### TO DO
Return exactly, and only, the lines from the one holding "Clone this chart in matplotlib." through the one holding "plt.rcParams['mathtext.fontset'] = 'stix'", both included; the pictures stay out.

- - - -

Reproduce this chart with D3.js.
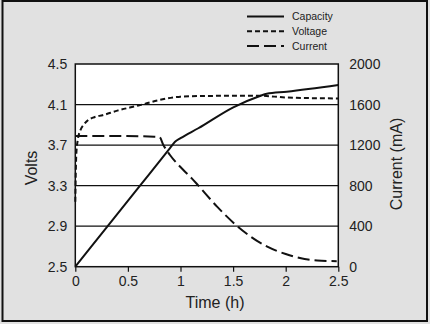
<!DOCTYPE html>
<html>
<head>
<meta charset="utf-8">
<script src="https://cdn.jsdelivr.net/npm/d3@7"></script>
<style>
  html, body { margin: 0; padding: 0; background: #e1e1e1; }
  svg { display: block; font-family: "Liberation Sans", Arial, sans-serif; }
</style>
</head>
<body>
<svg id="chart" width="430" height="324"></svg>
<script>
// Charge profile: time in hours
const capTime = [0, 0.3, 0.6, 0.9, 0.948, 1.0, 1.169, 1.502, 1.755, 1.82, 2.01, 2.5];
const capMah  = [0, 390, 780, 1170, 1233, 1268, 1366, 1573, 1684, 1707, 1727, 1793];

const voltTime = [0, 0.004, 0.01, 0.025, 0.05, 0.08, 0.12, 0.18, 0.26, 0.4, 0.6, 0.8, 1.0, 1.25, 1.75, 2.0, 2.5];
const voltVal  = [3.14, 3.4, 3.62, 3.76, 3.85, 3.9, 3.945, 3.975, 3.995, 4.04, 4.09, 4.145, 4.178, 4.185, 4.187, 4.17, 4.16];

const curTime = [0, 0.4, 0.75, 0.8, 0.837, 0.9, 1.027, 1.107, 1.17, 1.35, 1.54, 1.82, 2.0, 2.135, 2.3, 2.485];
const curMa   = [1290, 1290, 1283, 1280, 1201, 1102, 954, 872, 800, 590, 400, 200, 125, 85, 62, 55];

const timeTicks = [0, 0.5, 1, 1.5, 2, 2.5];
const voltTicks = [2.5, 2.9, 3.3, 3.7, 4.1, 4.5];
const curTicks  = [0, 400, 800, 1200, 1600, 2000];

const legendNames = ["Capacity", "Voltage", "Current"];

const svg = d3.select("#chart");
const L = 75.3, R = 338.3, T = 64, B = 266.7;

const x  = d3.scaleLinear().domain([0, 2.5]).range([L, R]);
const yV = d3.scaleLinear().domain([2.5, 4.5]).range([B, T]);
const yI = d3.scaleLinear().domain([0, 2000]).range([B, T]);

// outer panel
svg.append("rect").attr("x", 2.5).attr("y", 1).attr("width", 424.5).attr("height", 320)
  .attr("fill", "#e1e1e1").attr("stroke", "#111").attr("stroke-width", 2);

// plot area
svg.append("rect").attr("x", L).attr("y", T).attr("width", R - L).attr("height", B - T)
  .attr("fill", "#fff");

// horizontal grid at the inner voltage ticks
svg.append("g").selectAll("line").data(voltTicks.slice(1, -1)).join("line")
  .attr("x1", L).attr("x2", R)
  .attr("y1", d => yV(d)).attr("y2", d => yV(d))
  .attr("stroke", "#111").attr("stroke-width", 1.2);

svg.append("rect").attr("x", L).attr("y", T).attr("width", R - L).attr("height", B - T)
  .attr("fill", "none").attr("stroke", "#111").attr("stroke-width", 1.5);

// axes
const xAxis = d3.axisBottom(x).tickValues(timeTicks).tickFormat(d3.format("")).tickSize(5).tickPadding(4);
const gx = svg.append("g").attr("transform", `translate(0,${B})`).call(xAxis);
gx.select(".domain").remove();

const lAxis = d3.axisLeft(yV).tickValues(voltTicks).tickFormat(d3.format(".1f")).tickSize(0).tickPadding(8);
const gl = svg.append("g").attr("transform", `translate(${L},0)`).call(lAxis);
gl.select(".domain").remove();

const rAxis = d3.axisRight(yI).tickValues(curTicks).tickFormat(d3.format("d")).tickSize(0).tickPadding(11);
const gr = svg.append("g").attr("transform", `translate(${R},0)`).call(rAxis);
gr.select(".domain").remove();

svg.selectAll(".tick text").attr("font-size", 14).attr("fill", "#222")
  .attr("font-family", "Liberation Sans, Arial, sans-serif");
svg.selectAll(".tick line").attr("stroke", "#111").attr("stroke-width", 1.2);

// axis titles
svg.append("text").attr("x", 215).attr("y", 308).attr("text-anchor", "middle")
  .attr("font-size", 16).attr("fill", "#222").text("Time (h)");
svg.append("text").attr("transform", "translate(37,168) rotate(-90)").attr("text-anchor", "middle")
  .attr("font-size", 16).attr("fill", "#222").text("Volts");
svg.append("text").attr("transform", "translate(402,164) rotate(-90)").attr("text-anchor", "middle")
  .attr("font-size", 16).attr("fill", "#222").text("Current (mA)");

// series
const styles = [
  { dash: null },
  { dash: "5,3" },
  { dash: "12,5" }
];

const capLine = d3.line().x(d => x(d[0])).y(d => yI(d[1])).curve(d3.curveMonotoneX);
const voltLine = d3.line().x(d => x(d[0])).y(d => yV(d[1])).curve(d3.curveMonotoneX);
const curLine = d3.line().x(d => x(d[0])).y(d => yI(d[1])).curve(d3.curveMonotoneX);

const plot = svg.append("g");
plot.append("path").attr("d", capLine(d3.zip(capTime, capMah)))
  .attr("fill", "none").attr("stroke", "#111").attr("stroke-width", 2);
plot.append("path").attr("d", voltLine(d3.zip(voltTime, voltVal)))
  .attr("fill", "none").attr("stroke", "#111").attr("stroke-width", 2)
  .attr("stroke-dasharray", styles[1].dash);
plot.append("path").attr("d", curLine(d3.zip(curTime, curMa)))
  .attr("fill", "none").attr("stroke", "#111").attr("stroke-width", 2)
  .attr("stroke-dasharray", styles[2].dash);

// legend
const lg = svg.append("g").selectAll("g").data(legendNames).join("g")
  .attr("transform", (d, i) => `translate(0,${16.5 + i * 14.8})`);
lg.append("line").attr("x1", 247).attr("x2", 284).attr("y1", 0).attr("y2", 0)
  .attr("stroke", "#111").attr("stroke-width", 2)
  .attr("stroke-dasharray", (d, i) => styles[i].dash);
lg.append("text").attr("x", 292).attr("y", 0).attr("dy", "0.35em")
  .attr("font-size", 10.5).attr("fill", "#222").text(d => d);
</script>
</body>
</html>
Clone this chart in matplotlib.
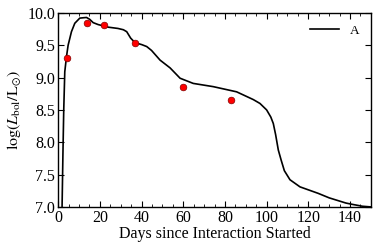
import matplotlib
matplotlib.use("Agg")
import matplotlib.pyplot as plt
from matplotlib.ticker import MultipleLocator

plt.rcParams['font.family'] = ['Liberation Serif', 'DejaVu Serif']
plt.rcParams['mathtext.fontset'] = 'stix'

# model light curve (days, log L)
days = [1.9, 2.3, 2.7, 3.2, 4.0, 4.8, 6.4, 8.0, 10.4, 13.6, 15.2, 16.8, 19.2,
        24.0, 28.7, 31.3, 32.9, 34.8, 36.9, 40.1, 42.5, 44.8, 48.9, 53.7, 58.5,
        64.8, 74.4, 85.6, 93.6, 96.8, 100.0, 102.0, 103.2, 104.3, 105.6, 107.0,
        108.5, 111.2, 116.0, 124.7, 130.0, 138.0, 141.0, 146.0, 150.0]
logL = [7.0, 7.8, 8.5, 9.09, 9.32, 9.50, 9.71, 9.84, 9.92, 9.93, 9.90, 9.85, 9.82,
        9.78, 9.76, 9.74, 9.71, 9.61, 9.54, 9.51, 9.48, 9.42, 9.27, 9.15, 8.99,
        8.91, 8.86, 8.78, 8.66, 8.60, 8.50, 8.39, 8.29, 8.12, 7.88, 7.72,
        7.56, 7.42, 7.31, 7.21, 7.14, 7.06, 7.04, 7.01, 7.0]

# observed points
obs_days = [4.2, 13.7, 22.2, 36.9, 59.9, 82.9]
obs_logL = [9.31, 9.85, 9.81, 9.54, 8.85, 8.65]

fig = plt.figure(figsize=(3.9, 2.44), dpi=100)
ax = fig.add_axes([0.149, 0.152, 0.802, 0.795])

ax.plot(days, logL, color="k", lw=1.2, label="A")
ax.plot(obs_days, obs_logL, "o", color="#ff0000", mec="#800000", mew=0.5, ms=4.8)

ax.set_xlim(0, 150)
ax.set_ylim(7.0, 10.0)
ax.xaxis.set_major_locator(MultipleLocator(20))
ax.xaxis.set_minor_locator(MultipleLocator(5))
ax.yaxis.set_major_locator(MultipleLocator(0.5))
ax.tick_params(which="both", direction="in", top=True, right=True, labelsize=11.5, pad=2)
ax.tick_params(which="major", length=4)
ax.tick_params(which="minor", length=2)
for s in ax.spines.values():
    s.set_linewidth(1.0)

ax.set_xlabel("Days since Interaction Started", fontsize=11.5, labelpad=0)
ax.set_ylabel(r"$\log(L_{\rm bol}/{\rm L}_{\odot})$", fontsize=11.5, labelpad=3)
ax.legend(loc="upper right", frameon=False, fontsize=9.5, handlelength=2.2)

fig.savefig("out.png", dpi=100)
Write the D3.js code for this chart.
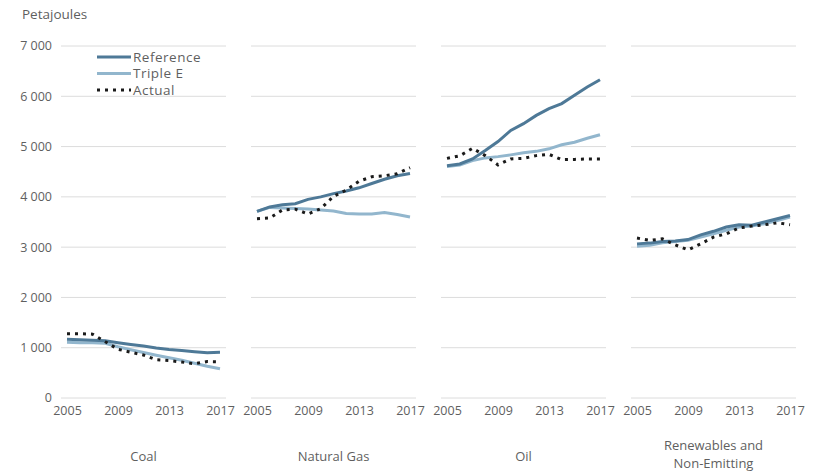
<!DOCTYPE html>
<html>
<head>
<meta charset="utf-8">
<script src="https://cdn.jsdelivr.net/npm/d3@7"></script>
<style>
  html, body { margin: 0; padding: 0; background: #fff; }
  svg { display: block; }
  text { font-family: "Open Sans", Lato, sans-serif; fill: #5f5f5f; }
</style>
</head>
<body>
<svg id="chart" width="813" height="471"></svg>
<script>
// Energy demand by fuel, petajoules, 2005-2017
const years = [2005, 2006, 2007, 2008, 2009, 2010, 2011, 2012, 2013, 2014, 2015, 2016, 2017];
const yearTicks = [2005, 2009, 2013, 2017];
const fuels = ["Coal", "Natural Gas", "Oil", "Renewables and Non-Emitting"];
const fuelLabels = [["Coal"], ["Natural Gas"], ["Oil"], ["Renewables and", "Non-Emitting"]];
const valueTicks = [0, 1000, 2000, 3000, 4000, 5000, 6000, 7000];
const seriesNames = ["Reference", "Triple E", "Actual"];

const referenceCoal = [1170, 1160, 1150, 1140, 1100, 1065, 1035, 995, 965, 945, 920, 900, 910];
const tripleECoal   = [1110, 1100, 1100, 1090, 1020, 960, 905, 850, 800, 750, 690, 630, 580];
const actualCoal    = [1280, 1280, 1270, 1120, 970, 910, 855, 760, 745, 715, 680, 725, 720];

const referenceGas = [3710, 3800, 3845, 3865, 3950, 4000, 4065, 4115, 4180, 4265, 4350, 4420, 4465];
const tripleEGas   = [3710, 3790, 3780, 3770, 3760, 3740, 3720, 3670, 3660, 3660, 3690, 3650, 3600];
const actualGas    = [3565, 3580, 3740, 3755, 3660, 3765, 4010, 4135, 4310, 4400, 4420, 4460, 4580];

const referenceOil = [4620, 4655, 4755, 4920, 5100, 5320, 5455, 5620, 5755, 5855, 6020, 6185, 6330];
const tripleEOil   = [4605, 4635, 4720, 4775, 4800, 4835, 4875, 4905, 4955, 5035, 5085, 5165, 5235];
const actualOil    = [4765, 4815, 4965, 4820, 4635, 4755, 4765, 4820, 4845, 4740, 4745, 4755, 4755];

const referenceRen = [3065, 3080, 3110, 3120, 3150, 3245, 3315, 3400, 3445, 3435, 3500, 3565, 3630];
const tripleERen   = [3020, 3035, 3085, 3110, 3135, 3200, 3265, 3335, 3400, 3420, 3465, 3530, 3600];
const actualRen    = [3180, 3135, 3165, 3045, 2945, 3065, 3200, 3265, 3380, 3420, 3445, 3485, 3445];

const referenceSeries = [referenceCoal, referenceGas, referenceOil, referenceRen];
const tripleESeries   = [tripleECoal, tripleEGas, tripleEOil, tripleERen];
const actualSeries    = [actualCoal, actualGas, actualOil, actualRen];

const colors = { "Reference": "#4e7997", "Triple E": "#92b6cd", "Actual": "#1a1a1a" };

const svg = d3.select("#chart");

const y = d3.scaleLinear().domain([0, 7000]).range([398, 46]);

// one panel per fuel
const panel = d3.scaleBand()
  .domain(fuels)
  .range([61, 61 + 190 * 4 - 25])
  .paddingInner(25 / 190);

const x = d3.scalePoint().domain(years).range([6, panel.bandwidth() - 6]);

const fmt = v => d3.format(",")(v).replace(",", " ");

// unit label
svg.append("text").attr("x", 22).attr("y", 19)
  .attr("font-size", 13.5).text("Petajoules");

// value axis labels
svg.append("g").selectAll("text").data(valueTicks).join("text")
  .attr("x", 52).attr("y", d => y(d)).attr("dy", "0.35em")
  .attr("text-anchor", "end").attr("font-size", 12.5).attr("fill", "#6a6a6a")
  .text(fmt);

const line = d3.line().x((d, i) => x(years[i])).y(d => y(d));

fuels.forEach((fuel, k) => {
  const g = svg.append("g").attr("transform", `translate(${panel(fuel)},0)`);

  // gridlines
  g.append("g").selectAll("line").data(valueTicks).join("line")
    .attr("x1", 0).attr("x2", panel.bandwidth())
    .attr("y1", d => y(d)).attr("y2", d => y(d))
    .attr("stroke", "#dcdcdc").attr("stroke-width", 1);

  // year labels
  const ax = d3.axisBottom(x).tickValues(yearTicks).tickSize(0).tickPadding(0);
  const axg = g.append("g").attr("transform", "translate(0,404)").call(ax);
  axg.select(".domain").remove();
  axg.selectAll("text").attr("font-size", 12.5).attr("fill", "#6a6a6a")
    .attr("font-family", "'Open Sans', sans-serif").attr("dy", "0.85em");

  // fuel label, one text per line
  const lbl = fuelLabels[k];
  const cx = panel.bandwidth() / 2;
  const ty = lbl.length === 1 ? 461 : 450;
  g.append("g").selectAll("text").data(lbl).join("text")
    .attr("x", cx).attr("y", (d, i) => ty + i * 17.5)
    .attr("text-anchor", "middle").attr("font-size", 13)
    .text(d => d);

  g.append("path").datum(tripleESeries[k]).attr("d", line)
    .attr("fill", "none").attr("stroke", colors["Triple E"]).attr("stroke-width", 3);
  g.append("path").datum(referenceSeries[k]).attr("d", line)
    .attr("fill", "none").attr("stroke", colors["Reference"]).attr("stroke-width", 3);
  g.append("path").datum(actualSeries[k]).attr("d", line)
    .attr("fill", "none").attr("stroke", colors["Actual"]).attr("stroke-width", 3)
    .attr("stroke-dasharray", "3,5");
});

// legend
const legend = svg.append("g");
seriesNames.forEach((name, i) => {
  const ly = 57 + i * 16.5;
  legend.append("line").attr("x1", 97).attr("x2", 131).attr("y1", ly).attr("y2", ly)
    .attr("stroke", colors[name]).attr("stroke-width", 3)
    .attr("stroke-dasharray", name === "Actual" ? "3,5" : null);
  legend.append("text").attr("x", 133).attr("y", ly).attr("dy", "0.35em")
    .attr("font-size", 13.5).attr("letter-spacing", "0.5px").text(name);
});
</script>
</body>
</html>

- - - -

### RESULT OF THIS TASK
Clone this chart in matplotlib.
import matplotlib
matplotlib.use("Agg")
import matplotlib.pyplot as plt
from matplotlib.ticker import MultipleLocator

plt.rcParams['font.family'] = ['Liberation Serif', 'DejaVu Serif']
plt.rcParams['mathtext.fontset'] = 'stix'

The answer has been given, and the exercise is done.